GIVEN TASK
Copy each line exactly.

RECORDED INFORMATION
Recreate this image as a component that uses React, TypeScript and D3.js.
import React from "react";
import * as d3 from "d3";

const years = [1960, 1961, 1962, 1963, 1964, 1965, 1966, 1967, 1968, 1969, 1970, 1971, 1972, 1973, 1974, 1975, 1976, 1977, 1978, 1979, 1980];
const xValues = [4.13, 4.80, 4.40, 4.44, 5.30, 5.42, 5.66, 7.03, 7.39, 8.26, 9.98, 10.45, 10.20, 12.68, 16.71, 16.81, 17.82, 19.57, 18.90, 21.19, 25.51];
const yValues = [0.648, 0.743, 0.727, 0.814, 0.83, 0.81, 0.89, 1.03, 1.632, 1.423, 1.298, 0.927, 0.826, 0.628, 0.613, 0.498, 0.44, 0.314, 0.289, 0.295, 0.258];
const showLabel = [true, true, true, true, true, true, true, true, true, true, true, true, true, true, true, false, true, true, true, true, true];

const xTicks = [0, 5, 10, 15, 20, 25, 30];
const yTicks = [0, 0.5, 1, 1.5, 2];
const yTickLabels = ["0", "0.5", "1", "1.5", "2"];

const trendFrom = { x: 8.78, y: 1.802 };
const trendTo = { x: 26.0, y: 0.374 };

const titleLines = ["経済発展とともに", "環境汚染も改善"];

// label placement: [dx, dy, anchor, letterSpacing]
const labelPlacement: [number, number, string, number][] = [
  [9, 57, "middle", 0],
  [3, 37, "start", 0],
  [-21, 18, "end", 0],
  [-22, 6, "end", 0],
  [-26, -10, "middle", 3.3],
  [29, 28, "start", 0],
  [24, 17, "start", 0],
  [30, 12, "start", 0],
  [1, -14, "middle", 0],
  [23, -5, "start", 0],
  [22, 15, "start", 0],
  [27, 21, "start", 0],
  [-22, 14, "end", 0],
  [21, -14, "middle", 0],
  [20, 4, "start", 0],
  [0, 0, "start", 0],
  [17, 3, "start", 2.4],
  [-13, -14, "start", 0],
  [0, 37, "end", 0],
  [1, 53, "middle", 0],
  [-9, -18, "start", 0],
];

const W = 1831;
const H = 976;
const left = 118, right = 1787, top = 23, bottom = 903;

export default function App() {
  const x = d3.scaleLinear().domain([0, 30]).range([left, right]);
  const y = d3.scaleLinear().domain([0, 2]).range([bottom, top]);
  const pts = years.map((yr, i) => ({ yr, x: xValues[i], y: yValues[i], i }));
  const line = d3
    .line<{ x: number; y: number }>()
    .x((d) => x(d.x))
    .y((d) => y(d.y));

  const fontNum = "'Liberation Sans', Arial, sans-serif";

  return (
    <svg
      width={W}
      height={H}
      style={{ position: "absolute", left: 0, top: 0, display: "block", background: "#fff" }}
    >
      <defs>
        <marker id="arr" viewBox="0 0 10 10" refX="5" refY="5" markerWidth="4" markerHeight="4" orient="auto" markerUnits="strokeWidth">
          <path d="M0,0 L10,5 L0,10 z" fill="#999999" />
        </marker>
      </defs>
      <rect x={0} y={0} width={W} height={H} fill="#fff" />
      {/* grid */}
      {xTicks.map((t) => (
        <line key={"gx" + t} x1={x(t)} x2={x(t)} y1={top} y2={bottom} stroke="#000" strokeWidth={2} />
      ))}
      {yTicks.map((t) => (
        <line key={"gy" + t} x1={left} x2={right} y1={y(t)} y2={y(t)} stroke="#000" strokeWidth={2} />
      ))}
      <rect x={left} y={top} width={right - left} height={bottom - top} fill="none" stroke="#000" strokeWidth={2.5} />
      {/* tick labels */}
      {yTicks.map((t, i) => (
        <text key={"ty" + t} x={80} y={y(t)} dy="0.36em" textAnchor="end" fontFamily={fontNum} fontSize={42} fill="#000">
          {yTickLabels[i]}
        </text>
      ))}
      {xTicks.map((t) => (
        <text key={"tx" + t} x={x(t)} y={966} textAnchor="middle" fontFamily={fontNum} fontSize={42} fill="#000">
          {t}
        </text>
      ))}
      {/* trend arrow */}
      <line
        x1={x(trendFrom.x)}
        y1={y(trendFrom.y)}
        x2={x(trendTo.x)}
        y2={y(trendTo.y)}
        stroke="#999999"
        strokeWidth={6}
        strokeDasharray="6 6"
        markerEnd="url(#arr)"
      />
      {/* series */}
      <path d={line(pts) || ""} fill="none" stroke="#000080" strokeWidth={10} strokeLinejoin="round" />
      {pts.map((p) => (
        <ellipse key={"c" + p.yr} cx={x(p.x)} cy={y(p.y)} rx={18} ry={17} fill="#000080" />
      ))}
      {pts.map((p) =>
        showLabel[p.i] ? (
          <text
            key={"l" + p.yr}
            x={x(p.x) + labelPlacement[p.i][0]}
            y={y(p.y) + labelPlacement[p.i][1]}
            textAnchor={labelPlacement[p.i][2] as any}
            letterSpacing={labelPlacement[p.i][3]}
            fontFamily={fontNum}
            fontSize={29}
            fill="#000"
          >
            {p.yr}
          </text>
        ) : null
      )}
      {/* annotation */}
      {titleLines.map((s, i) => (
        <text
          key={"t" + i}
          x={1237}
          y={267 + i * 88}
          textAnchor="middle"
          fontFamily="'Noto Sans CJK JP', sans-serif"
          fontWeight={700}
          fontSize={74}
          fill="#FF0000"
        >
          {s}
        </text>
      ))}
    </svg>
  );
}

SOLUTION FOR THIS PROBLEM
Recreate this image as a component that uses React, TypeScript and D3.js.
import React from "react";
import * as d3 from "d3";

const years = [1960, 1961, 1962, 1963, 1964, 1965, 1966, 1967, 1968, 1969, 1970, 1971, 1972, 1973, 1974, 1975, 1976, 1977, 1978, 1979, 1980];
const xValues = [4.13, 4.80, 4.40, 4.44, 5.30, 5.42, 5.66, 7.03, 7.39, 8.26, 9.98, 10.45, 10.20, 12.68, 16.71, 16.81, 17.82, 19.57, 18.90, 21.19, 25.51];
const yValues = [0.648, 0.743, 0.727, 0.814, 0.83, 0.81, 0.89, 1.03, 1.632, 1.423, 1.298, 0.927, 0.826, 0.628, 0.613, 0.498, 0.44, 0.314, 0.289, 0.295, 0.258];
const showLabel = [true, true, true, true, true, true, true, true, true, true, true, true, true, true, true, false, true, true, true, true, true];

const xTicks = [0, 5, 10, 15, 20, 25, 30];
const yTicks = [0, 0.5, 1, 1.5, 2];
const yTickLabels = ["0", "0.5", "1", "1.5", "2"];

const trendFrom = { x: 8.78, y: 1.802 };
const trendTo = { x: 26.0, y: 0.374 };

const titleLines = ["経済発展とともに", "環境汚染も改善"];

// label placement: [dx, dy, anchor, letterSpacing]
const labelPlacement: [number, number, string, number][] = [
  [9, 57, "middle", 0],
  [3, 37, "start", 0],
  [-21, 18, "end", 0],
  [-22, 6, "end", 0],
  [-26, -10, "middle", 3.3],
  [29, 28, "start", 0],
  [24, 17, "start", 0],
  [30, 12, "start", 0],
  [1, -14, "middle", 0],
  [23, -5, "start", 0],
  [22, 15, "start", 0],
  [27, 21, "start", 0],
  [-22, 14, "end", 0],
  [21, -14, "middle", 0],
  [20, 4, "start", 0],
  [0, 0, "start", 0],
  [17, 3, "start", 2.4],
  [-13, -14, "start", 0],
  [0, 37, "end", 0],
  [1, 53, "middle", 0],
  [-9, -18, "start", 0],
];

const W = 1831;
const H = 976;
const left = 118, right = 1787, top = 23, bottom = 903;

export default function App() {
  const x = d3.scaleLinear().domain([0, 30]).range([left, right]);
  const y = d3.scaleLinear().domain([0, 2]).range([bottom, top]);
  const pts = years.map((yr, i) => ({ yr, x: xValues[i], y: yValues[i], i }));
  const line = d3
    .line<{ x: number; y: number }>()
    .x((d) => x(d.x))
    .y((d) => y(d.y));

  const fontNum = "'Liberation Sans', Arial, sans-serif";

  return (
    <svg
      width={W}
      height={H}
      style={{ position: "absolute", left: 0, top: 0, display: "block", background: "#fff" }}
    >
      <defs>
        <marker id="arr" viewBox="0 0 10 10" refX="5" refY="5" markerWidth="4" markerHeight="4" orient="auto" markerUnits="strokeWidth">
          <path d="M0,0 L10,5 L0,10 z" fill="#999999" />
        </marker>
      </defs>
      <rect x={0} y={0} width={W} height={H} fill="#fff" />
      {/* grid */}
      {xTicks.map((t) => (
        <line key={"gx" + t} x1={x(t)} x2={x(t)} y1={top} y2={bottom} stroke="#000" strokeWidth={2} />
      ))}
      {yTicks.map((t) => (
        <line key={"gy" + t} x1={left} x2={right} y1={y(t)} y2={y(t)} stroke="#000" strokeWidth={2} />
      ))}
      <rect x={left} y={top} width={right - left} height={bottom - top} fill="none" stroke="#000" strokeWidth={2.5} />
      {/* tick labels */}
      {yTicks.map((t, i) => (
        <text key={"ty" + t} x={80} y={y(t)} dy="0.36em" textAnchor="end" fontFamily={fontNum} fontSize={42} fill="#000">
          {yTickLabels[i]}
        </text>
      ))}
      {xTicks.map((t) => (
        <text key={"tx" + t} x={x(t)} y={966} textAnchor="middle" fontFamily={fontNum} fontSize={42} fill="#000">
          {t}
        </text>
      ))}
      {/* trend arrow */}
      <line
        x1={x(trendFrom.x)}
        y1={y(trendFrom.y)}
        x2={x(trendTo.x)}
        y2={y(trendTo.y)}
        stroke="#999999"
        strokeWidth={6}
        strokeDasharray="6 6"
        markerEnd="url(#arr)"
      />
      {/* series */}
      <path d={line(pts) || ""} fill="none" stroke="#000080" strokeWidth={10} strokeLinejoin="round" />
      {pts.map((p) => (
        <ellipse key={"c" + p.yr} cx={x(p.x)} cy={y(p.y)} rx={18} ry={17} fill="#000080" />
      ))}
      {pts.map((p) =>
        showLabel[p.i] ? (
          <text
            key={"l" + p.yr}
            x={x(p.x) + labelPlacement[p.i][0]}
            y={y(p.y) + labelPlacement[p.i][1]}
            textAnchor={labelPlacement[p.i][2] as any}
            letterSpacing={labelPlacement[p.i][3]}
            fontFamily={fontNum}
            fontSize={29}
            fill="#000"
          >
            {p.yr}
          </text>
        ) : null
      )}
      {/* annotation */}
      {titleLines.map((s, i) => (
        <text
          key={"t" + i}
          x={1237}
          y={267 + i * 88}
          textAnchor="middle"
          fontFamily="'Noto Sans CJK JP', sans-serif"
          fontWeight={700}
          fontSize={74}
          fill="#FF0000"
        >
          {s}
        </text>
      ))}
    </svg>
  );
}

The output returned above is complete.